If a resource is so scarce that its real value is higher than the official one, the producer will have to either increase production, or accept that black markets will appear.
Why can't UW increase the number of classes?
The downside is that you may be unable to sell it and actually have to take a course that you don’t want
You can just drop the course - pretty much every university (in the United States, at least) allows students to drop courses one or two weeks into the semester without any record (on say, a transcript). Otherwise students cannot possibly plan their semesters, since courses may not make material available until after the semester actually starts.
So if you are planning to sell the slots and it does not work out, you just drop the course, no harm to you.
And the slot will be reallocated.
I won’t say no harm but you have to be pretty desperate to try to pull this off
"No harm" except for the several slots that were taken up by people hoping to make a quick buck (selling the trade) who drop a day or two into classes and cause the students who actually NEED the class to be very stressed and annoyed and possibly have to adjust their plans because they don't think they will be able to take a class even though it will actually be free by the third time the class meets.
It also just fucks with the University's ability to gauge class interest. In my university, if a class filled up early in the registration window, the University would try to increase capacity or add another copy of the class, but that's not always an option.
A reminder that this is not done for technical reasons. Plenty of colleges all across the US, big and small, custom-built registration software or purchased on the open market, have fully functional waitlist features. "first come first serve" is a policy choice.
Everyone is saying lawyer up like it's the author's only option, but it's not, and likely bad advice. Here's the order of operations I would take:
1. Mea Culpa
Talk to all of the faculty (dean of students, etc) and do your best to get people on your side. You need the petty person on the other end to reverse their decision, and having a lot of administration on your side, and more importantly, expressing (fake) remorse makes it easy for these jobsworth asshole(s) to fulfill their God complex. I'm actually convinced that this would have the highest probability of success. These Dolores Umbridge types adore getting to be the ones issuing mercy to the sinners.

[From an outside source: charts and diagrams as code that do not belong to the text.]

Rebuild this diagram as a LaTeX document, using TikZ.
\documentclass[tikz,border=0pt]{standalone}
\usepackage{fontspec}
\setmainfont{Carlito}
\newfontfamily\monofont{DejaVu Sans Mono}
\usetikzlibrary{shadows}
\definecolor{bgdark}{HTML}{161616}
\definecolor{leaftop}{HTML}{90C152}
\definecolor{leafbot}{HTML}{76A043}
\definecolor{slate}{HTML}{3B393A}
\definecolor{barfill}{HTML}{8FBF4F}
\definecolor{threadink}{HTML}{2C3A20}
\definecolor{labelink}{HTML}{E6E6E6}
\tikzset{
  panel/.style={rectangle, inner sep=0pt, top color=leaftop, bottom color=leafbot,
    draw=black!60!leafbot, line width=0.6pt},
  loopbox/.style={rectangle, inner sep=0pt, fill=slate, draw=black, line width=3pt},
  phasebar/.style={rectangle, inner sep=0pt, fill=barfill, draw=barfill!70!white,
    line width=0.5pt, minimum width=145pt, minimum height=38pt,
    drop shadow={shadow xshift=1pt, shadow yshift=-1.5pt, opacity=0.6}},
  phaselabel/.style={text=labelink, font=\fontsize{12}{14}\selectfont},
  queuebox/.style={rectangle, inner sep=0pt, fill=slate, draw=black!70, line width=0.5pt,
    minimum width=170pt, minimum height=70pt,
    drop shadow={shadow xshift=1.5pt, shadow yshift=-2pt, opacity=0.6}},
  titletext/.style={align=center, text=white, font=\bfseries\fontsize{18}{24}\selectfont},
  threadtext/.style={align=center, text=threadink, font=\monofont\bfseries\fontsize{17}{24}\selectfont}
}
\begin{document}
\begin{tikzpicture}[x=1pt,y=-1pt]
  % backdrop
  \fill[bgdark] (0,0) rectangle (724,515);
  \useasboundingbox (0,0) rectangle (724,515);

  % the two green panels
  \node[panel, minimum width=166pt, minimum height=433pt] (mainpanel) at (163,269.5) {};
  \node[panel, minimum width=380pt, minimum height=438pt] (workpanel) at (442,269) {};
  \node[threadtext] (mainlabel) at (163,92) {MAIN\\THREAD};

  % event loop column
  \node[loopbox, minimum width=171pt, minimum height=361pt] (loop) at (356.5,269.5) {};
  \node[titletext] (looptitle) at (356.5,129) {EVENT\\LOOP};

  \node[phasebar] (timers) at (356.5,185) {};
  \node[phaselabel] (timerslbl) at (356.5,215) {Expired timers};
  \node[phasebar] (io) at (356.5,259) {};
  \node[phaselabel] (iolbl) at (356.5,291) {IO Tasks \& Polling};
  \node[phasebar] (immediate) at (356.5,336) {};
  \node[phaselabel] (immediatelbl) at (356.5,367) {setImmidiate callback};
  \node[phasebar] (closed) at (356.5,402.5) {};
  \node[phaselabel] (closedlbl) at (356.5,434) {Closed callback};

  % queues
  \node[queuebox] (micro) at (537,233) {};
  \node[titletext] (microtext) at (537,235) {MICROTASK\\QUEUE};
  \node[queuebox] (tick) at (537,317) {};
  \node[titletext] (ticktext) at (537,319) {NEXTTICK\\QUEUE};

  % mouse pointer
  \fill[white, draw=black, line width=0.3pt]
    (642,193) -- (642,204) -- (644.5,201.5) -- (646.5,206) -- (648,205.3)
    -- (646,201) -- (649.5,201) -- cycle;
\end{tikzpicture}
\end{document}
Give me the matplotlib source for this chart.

Additionally, informing staff of the expulsion will help bring awareness of this abuse, and spread the word and prevent this from happening to other students.
While you perform your mea culpa groveling, record everything, which can be used as ammo later.
2. Agree to the (illegal) terms
Blackmailing you into slave labor is obviously illegal, but no terms have been laid out, so I don't see any harm in agreeing to them. Best case, they reverse the decision with the expectation that you'll do something (which you can then phone in or do a token exercise of), and worst case they outline terms which are the perfect ammo for negative publicity or a lawsuit.
3. Transfer schools/credits
I don't actually know what is involved in transferring schools or how expulsion factors in, but the reality is that you are effectively already expelled. Try and figure out the feasibility of saving what is salvageable at a school that is less insufferable.
4. Negative publicity
This story is easy to believe, sell, and consume- i.e. perfect ragebait. Start emailing every news outlet you can think of. Post on all social media. If it gets high enough, and probably not even that high, the weight of the negative publicity can easily outweigh the narcissists that started this, forcing a reversal.
5. Seek employment
If you have any employment cards in your deck, I'd consider playing them. If everything else fails, then at least you're financially secure and gain experience.
6. Lawyer
The combined weight of all of the above will assist a lawsuit, even prior to taking any legal steps. Note that all outcomes of a lawsuit that aren't "total win" are effectively a loss (of time, money, energy, and mental health), so I'd hesitate to take this course at all.
No one is suggesting to sue. The suggestion is to get advise from a professional, i.e. a lawyer rather to listen to random people on the internet. A lawsuit may or may not follow.
That's true, but it's difficult to envision any scenario where a lawyer supplies the exact advice needed to trigger a reversal outside of threats/suing/arbitration. Maybe if you get a good one I guess, but that is a gamble on its own.
A lawyer supplying helpful information like "Ok, this expulsion was triggered by the Department of Admin, which is overseen by John Smith, who has the power to reverse this decision. Schedule a meeting with him or find office hours to plead your case. I shouldn't get involved outright because it will escalate your situation and be received poorly." is less likely than "I can write a threatening letter and we'll see where it goes". A hammer hammers.
GET A LAWYER
Yeah universities are horrific for ethics.
I had a lecturer log in and leak the grades for my entire year, including my own, so his students could choose the best partners for final project.
Par for the course in the prissiest, most Karen city culture in the entire country. Seriously, living in King County is like living in a giant HOA neighborhood.
UW used to cultivate this kind of thing. Pretty sad that administrators choke the life out of everything. I suppose it’s the story of America.
Also... do you have the whole post somewhere. I didn't get past Microsoft's registration wall. It only let me see the first couple of lines.
Microsoft? Or LinkedIn?
I had completely forgotten that LinkedIn is fully owned by Microsoft.
UW alum here, my alma mater is a disappointment.
As an alum, you may have much more influence than you might expect. President Cauce (who's contact information is prominently displayed on the UW website) may be unaware that alumni are not pleased with this.
Tell them that. Alumni support is critical for a university and if they feel their donation base is upset, change will happen.
Yeah I'm glad I didn't go there.
I am working at a German University on similar systems. I have some thoughts here:
1. The thing you are doing, could provide major value to the university and you did it for free.
2. The fact that you could simply just access that data is a major fuckup on their part that is inexcusable. In my eyes the perdon who walks through an open door is not at fault, the one who left it open is.
If they expell you for that, they do not deserve you.
The first quesrion you should figure out is on whose feet you stepped and why they are butthurt. Simultaneously try to get legal advice and the social/political support of your collegues. If you have a big number of students complaining to the higher ups why your cool service is gone and give them the feeling it is needed, you might even get a cool collab out of that.
Without knowing the details of how US academia operates I would try to maintain a positive angle (you want to help making the university life better), while in privage preparing for the worst.
He probably accidentally exposed someone’s bug or other screwups
Amazing story. Why post on LinkedIn though? I'm not angry, just disappointed.
Homie is looking for work.
Serious question: where else, currently?